Over a year before the release of the album Motown Records, the record label in charge of assembling the artists for the compilation album approached Massive Attack and asked them to pick a song from Marvin Gaye's back catalogue to re-imagine and suggested they do a collaboration with Chaka Khan. A backing track was made to accommodate her vocals, but the recording sessions did not go well. The possibility came up briefly of working with Aaron Neville but this fell through as well because of legality issues.

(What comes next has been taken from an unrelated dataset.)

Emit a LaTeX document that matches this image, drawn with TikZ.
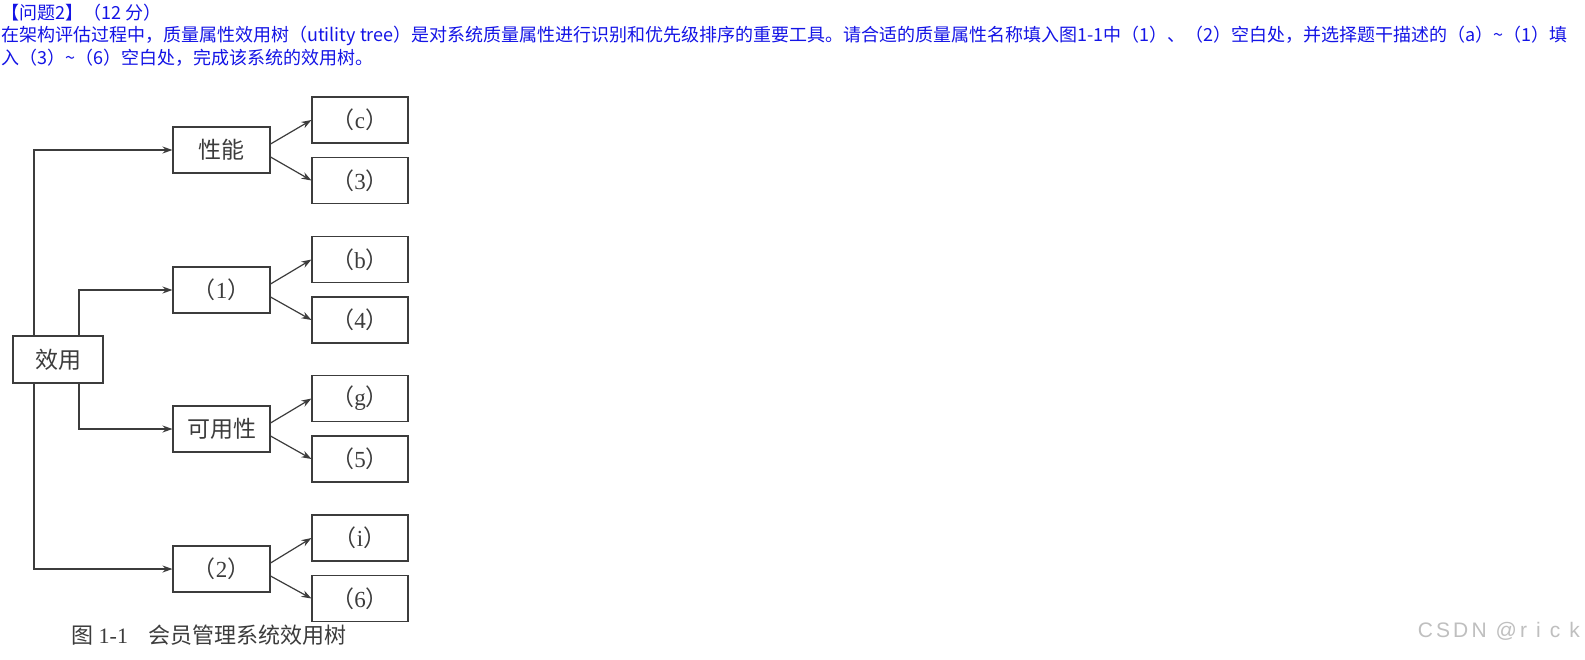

Record producer Nellee Hooper suggested Madonna as vocalist, as he had recently finished producing her 1994 Bedtime Stories album, and he set up a meeting with Massive Attack. Band members Daddy G and Mushroom never got the opportunity to meet Madonna during the recording sessions for the song, only 3D along with Hooper would meet with her in New York for a period of two days, record the vocals with her and then bring them back to their home city of Bristol to be worked on. Madonna was so impressed by the finished product that she chose to include the song as the first track on her 1995 compilation album Something to Remember.

====Reception====
AllMusic editor Stephen Thomas Erlewine said that "I Want You" is the most notable among the three new tracks on Something to Remember. In a review for Inner City Blues: The Music of Marvin Gaye, Erlewine also wrote "A few tracks stand out from the mire, particularly Madonna and Massive Attack's trip-hop re-interpretation of "I Want You"..." Jim Farber of the New York Daily News stated that "[Madonna] has never sounded better than in the cover of Marvin Gaye's "I Want You"." Dave Simpson from Melody Maker felt "the breathless, steam-showered, snogtastic, Massive Attack-accompanied take on Marvin Gaye's libidinal "I Want You" is irrefutably incredible." Mark Sutherland from NME praised it as "a splendid, sultry thing".

====Music video====
The accompanying music video for "I Want You" was shot on August 5 and 6, 1995 at Silvercup Studios in Long Island City, New York and directed by Earle Sebastian, produced by Joel Hinman, edited by Bruce Ashley, the video was inspired by and pays homage to A Telephone Call, a short story written by American writer, Dorothy Parker. The video was released to VH1 on October 2, 1995. "I Want You" received a nomination for "MTV Amour" at the MTV Europe Music Awards 1996, but lost to The Fugees's "Killing Me Softly". The video was commercially released in 2009 on Madonna's video compilation, Celebration: The Video Collection.